The threat of damage loomed large over the standing wheat crop after spells of rain and high-velocity winds in various districts of Punjab on Saturday, with the agriculture department claiming to have rushed its teams to carry out field assessment.
Hailstorms in southern districts of Patiala, Bathinda, Sangrur and Barnala only added to the farmers’ worries.
Waterlogging was also reported in fields in many areas.
Agriculture experts believe that if rainfall and high-velocity winds continue in the coming days, the quality of grain will be affected, making it vulnerable to shriveling, blackening and discolouration besides resulting in a reduction in the overall yield.
Also, it will add to the moisture level of the grain.
Nearly 35 lakh hectares of land is under wheat cultivation this rabi season.
State agriculture department director Sutantar Kumar Airi said the district agriculture officers have been directed to conduct survey of fields to identify damage to the standing crop.
“We can only come up with figures related to the damage to the crop once we get field reports from the districts. I have sought a detailed report from all districts lashed by rain. The teams are taking stock of the situation,” the director said.
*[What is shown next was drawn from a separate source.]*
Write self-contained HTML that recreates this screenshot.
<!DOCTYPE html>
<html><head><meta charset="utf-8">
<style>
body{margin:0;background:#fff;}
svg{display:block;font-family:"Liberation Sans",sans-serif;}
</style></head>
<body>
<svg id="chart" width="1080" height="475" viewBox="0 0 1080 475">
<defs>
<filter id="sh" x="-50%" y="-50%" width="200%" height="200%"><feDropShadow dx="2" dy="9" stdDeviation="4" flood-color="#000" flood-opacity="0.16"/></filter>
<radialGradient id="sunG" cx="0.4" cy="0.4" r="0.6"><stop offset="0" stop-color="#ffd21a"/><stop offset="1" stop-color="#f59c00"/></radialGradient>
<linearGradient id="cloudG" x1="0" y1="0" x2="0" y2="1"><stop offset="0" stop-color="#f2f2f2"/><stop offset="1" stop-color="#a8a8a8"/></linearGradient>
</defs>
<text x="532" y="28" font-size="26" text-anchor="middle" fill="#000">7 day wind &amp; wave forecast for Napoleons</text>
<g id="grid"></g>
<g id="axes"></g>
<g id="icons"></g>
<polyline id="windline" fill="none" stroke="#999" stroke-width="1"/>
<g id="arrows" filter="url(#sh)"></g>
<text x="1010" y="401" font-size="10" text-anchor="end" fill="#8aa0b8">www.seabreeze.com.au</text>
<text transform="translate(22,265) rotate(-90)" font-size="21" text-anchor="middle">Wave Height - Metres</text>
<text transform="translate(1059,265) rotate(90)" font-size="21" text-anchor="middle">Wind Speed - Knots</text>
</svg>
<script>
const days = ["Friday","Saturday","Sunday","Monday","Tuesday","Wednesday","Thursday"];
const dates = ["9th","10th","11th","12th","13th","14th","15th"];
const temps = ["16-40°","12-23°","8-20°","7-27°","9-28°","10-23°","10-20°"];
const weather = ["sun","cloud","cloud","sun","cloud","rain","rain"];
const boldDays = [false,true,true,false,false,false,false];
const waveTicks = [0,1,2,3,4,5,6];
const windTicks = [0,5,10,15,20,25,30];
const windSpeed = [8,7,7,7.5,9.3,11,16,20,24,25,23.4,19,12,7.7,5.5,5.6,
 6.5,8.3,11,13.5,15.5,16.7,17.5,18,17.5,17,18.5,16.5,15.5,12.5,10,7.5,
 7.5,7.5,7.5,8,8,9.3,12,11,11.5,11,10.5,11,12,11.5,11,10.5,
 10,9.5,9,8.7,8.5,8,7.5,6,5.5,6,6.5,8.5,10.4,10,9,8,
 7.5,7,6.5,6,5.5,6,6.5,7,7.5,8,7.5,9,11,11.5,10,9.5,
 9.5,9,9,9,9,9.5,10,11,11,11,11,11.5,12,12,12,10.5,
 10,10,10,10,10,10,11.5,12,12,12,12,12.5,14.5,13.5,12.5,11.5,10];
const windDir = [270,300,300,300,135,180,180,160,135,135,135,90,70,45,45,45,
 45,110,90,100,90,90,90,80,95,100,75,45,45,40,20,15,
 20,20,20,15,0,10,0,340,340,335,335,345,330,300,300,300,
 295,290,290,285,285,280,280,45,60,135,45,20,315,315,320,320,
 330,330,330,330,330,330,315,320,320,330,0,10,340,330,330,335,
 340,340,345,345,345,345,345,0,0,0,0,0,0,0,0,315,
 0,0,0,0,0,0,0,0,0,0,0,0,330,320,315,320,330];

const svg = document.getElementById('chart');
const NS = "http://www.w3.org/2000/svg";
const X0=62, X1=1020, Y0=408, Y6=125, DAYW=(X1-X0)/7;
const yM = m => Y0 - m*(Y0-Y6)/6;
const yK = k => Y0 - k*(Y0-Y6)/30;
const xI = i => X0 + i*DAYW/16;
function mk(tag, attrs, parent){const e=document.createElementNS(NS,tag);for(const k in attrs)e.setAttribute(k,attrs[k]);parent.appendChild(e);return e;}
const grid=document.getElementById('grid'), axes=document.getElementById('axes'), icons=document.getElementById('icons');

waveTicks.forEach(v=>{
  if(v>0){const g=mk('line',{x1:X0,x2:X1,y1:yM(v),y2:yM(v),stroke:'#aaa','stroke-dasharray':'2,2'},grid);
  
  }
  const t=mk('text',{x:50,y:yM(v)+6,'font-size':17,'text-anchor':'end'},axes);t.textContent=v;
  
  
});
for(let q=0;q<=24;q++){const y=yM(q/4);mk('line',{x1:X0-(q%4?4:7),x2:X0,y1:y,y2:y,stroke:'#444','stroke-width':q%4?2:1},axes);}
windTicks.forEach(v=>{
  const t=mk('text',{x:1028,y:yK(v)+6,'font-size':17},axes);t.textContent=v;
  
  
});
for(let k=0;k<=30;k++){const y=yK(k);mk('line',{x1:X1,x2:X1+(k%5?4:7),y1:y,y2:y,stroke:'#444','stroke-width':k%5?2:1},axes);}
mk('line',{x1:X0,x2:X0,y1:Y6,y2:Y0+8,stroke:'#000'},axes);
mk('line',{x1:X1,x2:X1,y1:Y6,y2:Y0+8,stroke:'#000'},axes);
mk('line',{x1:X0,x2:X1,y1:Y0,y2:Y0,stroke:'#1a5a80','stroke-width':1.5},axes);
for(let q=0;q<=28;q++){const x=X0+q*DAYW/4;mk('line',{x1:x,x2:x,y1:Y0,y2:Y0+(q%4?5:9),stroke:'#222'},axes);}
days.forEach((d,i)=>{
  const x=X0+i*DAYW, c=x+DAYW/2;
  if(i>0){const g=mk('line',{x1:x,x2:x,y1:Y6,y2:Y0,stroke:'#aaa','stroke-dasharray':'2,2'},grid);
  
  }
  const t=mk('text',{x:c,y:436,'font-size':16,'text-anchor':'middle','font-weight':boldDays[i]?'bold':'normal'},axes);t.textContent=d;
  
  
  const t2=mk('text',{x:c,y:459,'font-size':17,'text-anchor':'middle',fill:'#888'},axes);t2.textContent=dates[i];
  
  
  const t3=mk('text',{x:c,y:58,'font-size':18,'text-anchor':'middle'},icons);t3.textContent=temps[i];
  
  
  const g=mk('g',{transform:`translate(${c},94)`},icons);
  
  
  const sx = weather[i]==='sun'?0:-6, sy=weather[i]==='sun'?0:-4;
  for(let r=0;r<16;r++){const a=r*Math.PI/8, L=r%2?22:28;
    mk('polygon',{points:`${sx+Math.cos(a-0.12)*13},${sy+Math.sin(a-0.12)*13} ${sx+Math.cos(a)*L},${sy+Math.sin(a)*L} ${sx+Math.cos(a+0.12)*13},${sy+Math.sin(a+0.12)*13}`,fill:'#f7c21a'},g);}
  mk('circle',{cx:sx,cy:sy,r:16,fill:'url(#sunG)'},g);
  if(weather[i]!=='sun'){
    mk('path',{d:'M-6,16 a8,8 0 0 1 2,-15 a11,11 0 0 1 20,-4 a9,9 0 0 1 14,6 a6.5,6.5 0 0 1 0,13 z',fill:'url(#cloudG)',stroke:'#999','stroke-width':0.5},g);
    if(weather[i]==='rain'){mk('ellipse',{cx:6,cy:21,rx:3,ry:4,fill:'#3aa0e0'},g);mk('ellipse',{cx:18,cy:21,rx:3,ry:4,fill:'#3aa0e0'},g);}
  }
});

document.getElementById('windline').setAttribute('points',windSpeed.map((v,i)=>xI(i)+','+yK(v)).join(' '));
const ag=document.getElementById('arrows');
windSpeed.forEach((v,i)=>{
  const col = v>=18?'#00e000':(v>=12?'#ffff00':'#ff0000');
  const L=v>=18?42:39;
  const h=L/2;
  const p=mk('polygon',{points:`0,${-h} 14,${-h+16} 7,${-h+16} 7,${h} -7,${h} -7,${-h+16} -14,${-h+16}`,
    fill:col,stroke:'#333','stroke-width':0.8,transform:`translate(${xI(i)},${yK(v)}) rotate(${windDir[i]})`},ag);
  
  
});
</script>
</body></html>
Satwant Singh, a farmer from Jassomajra village in Patiala district, said his crop got flattened after rain and hailstorm. “Though arrangements were made to drain out water from the fields, it is going to be a herculean task to save it from further damage,” he said.
Airi said the department is keeping tabs on weather conditions and are maintaining contact with the farmers so that the necessary steps can be taken on time.
“The rise in temperatures in the coming days will surely help the farmers overcome the possible damage to the crop. But rainfall, at this stage and the days to come, is a cause of concern,” he added.
The department has asked the farmers to not harvest their crop till it gets dry.
During the rabi season this time, the crop was in good health and no pest or yellow rust attack was reported.
Paramjit Singh, director of Punjab Agricultural University’s regional research station, Bathinda, said it is not rain but hailstorm that will damage the crop at this stage.